Research suggests that an addiction to porn is 300 percent greater than an addiction to morphine, he said.

"People don't get addicted to pornography, they get addicted to the neurochemistry within their brain. Pornography just happens to be a delivery system."

He says that pornography addiction may also lead to an addiction to random hook-ups.

"Basically we're talking about how the brain is requiring stimulation. So when you go to pornography online your brain is getting accustomed to that level of neurochemistry. And when it satiates, or when it is no longer able to be satisfying with that, then you're more apt to go from there and try to find real, live partners. So there's definitely a connection between the two."

"It is similar to drug addiction,” he said. He says that God gave humans the gift of sex. The problem is that sex, unlike drugs, binds people to one another, bringing a number of other complications into consideration when multiple partners are involved.
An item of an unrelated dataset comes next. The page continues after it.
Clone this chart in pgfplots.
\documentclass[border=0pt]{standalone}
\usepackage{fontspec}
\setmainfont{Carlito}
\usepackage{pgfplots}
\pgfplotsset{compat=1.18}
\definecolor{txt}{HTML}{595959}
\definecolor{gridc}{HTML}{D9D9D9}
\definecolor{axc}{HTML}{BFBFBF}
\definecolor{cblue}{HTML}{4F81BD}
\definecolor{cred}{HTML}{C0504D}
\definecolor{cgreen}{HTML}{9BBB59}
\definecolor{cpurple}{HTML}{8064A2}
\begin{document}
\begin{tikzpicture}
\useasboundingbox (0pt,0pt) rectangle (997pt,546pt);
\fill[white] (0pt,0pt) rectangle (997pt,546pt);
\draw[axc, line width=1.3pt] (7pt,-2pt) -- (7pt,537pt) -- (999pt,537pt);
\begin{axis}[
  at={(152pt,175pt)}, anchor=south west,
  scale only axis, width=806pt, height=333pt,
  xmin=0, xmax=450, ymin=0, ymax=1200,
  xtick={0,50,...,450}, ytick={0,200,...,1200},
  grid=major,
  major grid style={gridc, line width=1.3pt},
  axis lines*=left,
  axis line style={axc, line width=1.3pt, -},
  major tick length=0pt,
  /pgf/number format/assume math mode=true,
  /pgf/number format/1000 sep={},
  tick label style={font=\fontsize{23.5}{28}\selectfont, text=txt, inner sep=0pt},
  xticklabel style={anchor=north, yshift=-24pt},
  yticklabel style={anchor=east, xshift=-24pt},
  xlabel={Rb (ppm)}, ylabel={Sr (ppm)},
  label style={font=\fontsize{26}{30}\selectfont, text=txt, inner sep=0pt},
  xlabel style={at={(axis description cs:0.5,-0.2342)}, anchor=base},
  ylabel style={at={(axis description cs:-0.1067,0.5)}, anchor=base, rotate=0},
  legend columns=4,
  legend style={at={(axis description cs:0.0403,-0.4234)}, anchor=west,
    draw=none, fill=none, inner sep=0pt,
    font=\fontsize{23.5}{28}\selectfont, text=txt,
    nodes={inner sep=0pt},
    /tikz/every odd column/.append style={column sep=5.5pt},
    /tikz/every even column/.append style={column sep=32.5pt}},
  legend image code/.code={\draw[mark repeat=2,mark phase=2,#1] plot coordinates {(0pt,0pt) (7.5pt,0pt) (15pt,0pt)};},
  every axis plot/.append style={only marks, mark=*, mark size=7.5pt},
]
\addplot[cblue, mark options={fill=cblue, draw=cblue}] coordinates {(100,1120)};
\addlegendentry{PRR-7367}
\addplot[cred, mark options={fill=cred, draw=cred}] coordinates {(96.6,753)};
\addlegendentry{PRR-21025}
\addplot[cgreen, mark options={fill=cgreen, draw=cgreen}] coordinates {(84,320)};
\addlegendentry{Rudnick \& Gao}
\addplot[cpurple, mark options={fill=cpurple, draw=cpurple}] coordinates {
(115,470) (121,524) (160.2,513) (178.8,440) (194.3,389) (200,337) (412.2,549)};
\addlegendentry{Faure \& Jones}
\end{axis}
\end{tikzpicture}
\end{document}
In the article addressing this issue, Hartinger writes, “It's possible these hookups are harmless (as long as you're having very safe sex).”
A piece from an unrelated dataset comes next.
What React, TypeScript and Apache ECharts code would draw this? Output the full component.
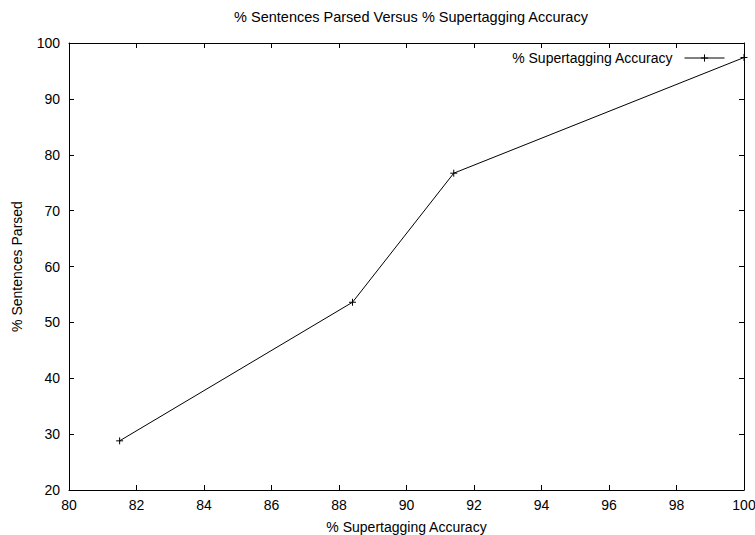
import React, { useEffect, useRef } from "react";
import * as echarts from "echarts";

const accuracy = [81.5, 88.4, 91.4, 100];
const parsed = [28.8, 53.6, 76.7, 97.4];
const titleText = "% Sentences Parsed Versus % Supertagging Accuracy";
const xName = "% Supertagging Accuracy";
const yName = "% Sentences Parsed";
const seriesName = "% Supertagging Accuracy";

const FONT = "'Liberation Sans', Arial, Helvetica, sans-serif";
const FS = 14;

export default function App() {
  const ref = useRef<HTMLDivElement>(null);
  useEffect(() => {
    if (!ref.current) return;
    const chart = echarts.init(ref.current, undefined, { renderer: "svg" });
    const crossSymbol = "path://M0,5L10,5M5,0L5,10";
    const axisCommon = {
      axisLine: { show: true, lineStyle: { color: "#000", width: 1 } },
      axisTick: { show: true, inside: true, length: 5, lineStyle: { color: "#000", width: 1 } },
      splitLine: { show: false },
    };
    chart.setOption({
      animation: false,
      backgroundColor: "#fff",
      textStyle: { fontFamily: FONT, color: "#000" },
      title: {
        text: titleText,
        left: 406,
        textAlign: "center",
        top: 4,
        textStyle: { fontFamily: FONT, fontSize: 14.5, fontWeight: "normal", color: "#000" },
      },
      grid: {
        left: 69,
        right: 11,
        top: 43,
        bottom: 45,
        containLabel: false,
        outerBoundsMode: "none",
      },
      legend: {
        right: 30,
        top: 51,
        padding: 0,
        align: "right",
        itemWidth: 40,
        itemHeight: 9,
        lineStyle: { width: 1, color: "#000" },
        itemStyle: { borderWidth: 1, borderColor: "#000", color: "transparent" },
        textStyle: { fontFamily: FONT, fontSize: FS, color: "#000", padding: [0, 7, 0, 0] },
        data: [{ name: seriesName }],
      },
      xAxis: [
        {
          type: "value",
          min: 80,
          max: 100,
          interval: 2,
          position: "bottom",
          name: xName,
          nameLocation: "middle",
          nameGap: 30,
          nameTextStyle: { fontFamily: FONT, fontSize: FS, color: "#000" },
          axisLabel: { fontFamily: FONT, fontSize: FS, color: "#000", margin: 8 },
          ...axisCommon,
        },
        {
          type: "value",
          min: 80,
          max: 100,
          interval: 2,
          position: "top",
          axisLabel: { show: false },
          ...axisCommon,
        },
      ],
      yAxis: [
        {
          type: "value",
          min: 20,
          max: 100,
          interval: 10,
          position: "left",
          name: yName,
          nameLocation: "middle",
          nameGap: 45,
          nameTextStyle: { fontFamily: FONT, fontSize: FS, color: "#000" },
          axisLabel: { fontFamily: FONT, fontSize: FS, color: "#000", margin: 9 },
          ...axisCommon,
        },
        {
          type: "value",
          min: 20,
          max: 100,
          interval: 10,
          position: "right",
          axisLabel: { show: false },
          ...axisCommon,
        },
      ],
      series: [
        {
          name: seriesName,
          type: "line",
          data: accuracy.map((x, i) => [x, parsed[i]]),
          symbol: crossSymbol,
          symbolSize: 7,
          showSymbol: true,
          clip: false,
          lineStyle: { color: "#000", width: 1 },
          itemStyle: { color: "transparent", borderColor: "#000", borderWidth: 1 },
          emphasis: { disabled: true },
        },
      ],
    });
    return () => chart.dispose();
  }, []);
  return (
    <div
      ref={ref}
      style={{ position: "fixed", left: 0, top: 0, width: 755, height: 535, background: "#fff" }}
    />
  );
}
Yet there are a number of issues beyond the physical that need to be addressed in this discussion. In addition to the risk of contracting an STD, Jackson says there are mental and spiritual issues to consider as well when it comes to random hook-ups.

"They're much more de-humanizing,” he says. “Many times people don't even know the name of their sexual partner, and yet there is a bond, or a connection, that is occurring between body, mind and spirit.”

CitizenLink, an affiliate of Focus on the Family, says that between 1998 and 2003 the number of pornographic web pages rose from 14 million to 260 million.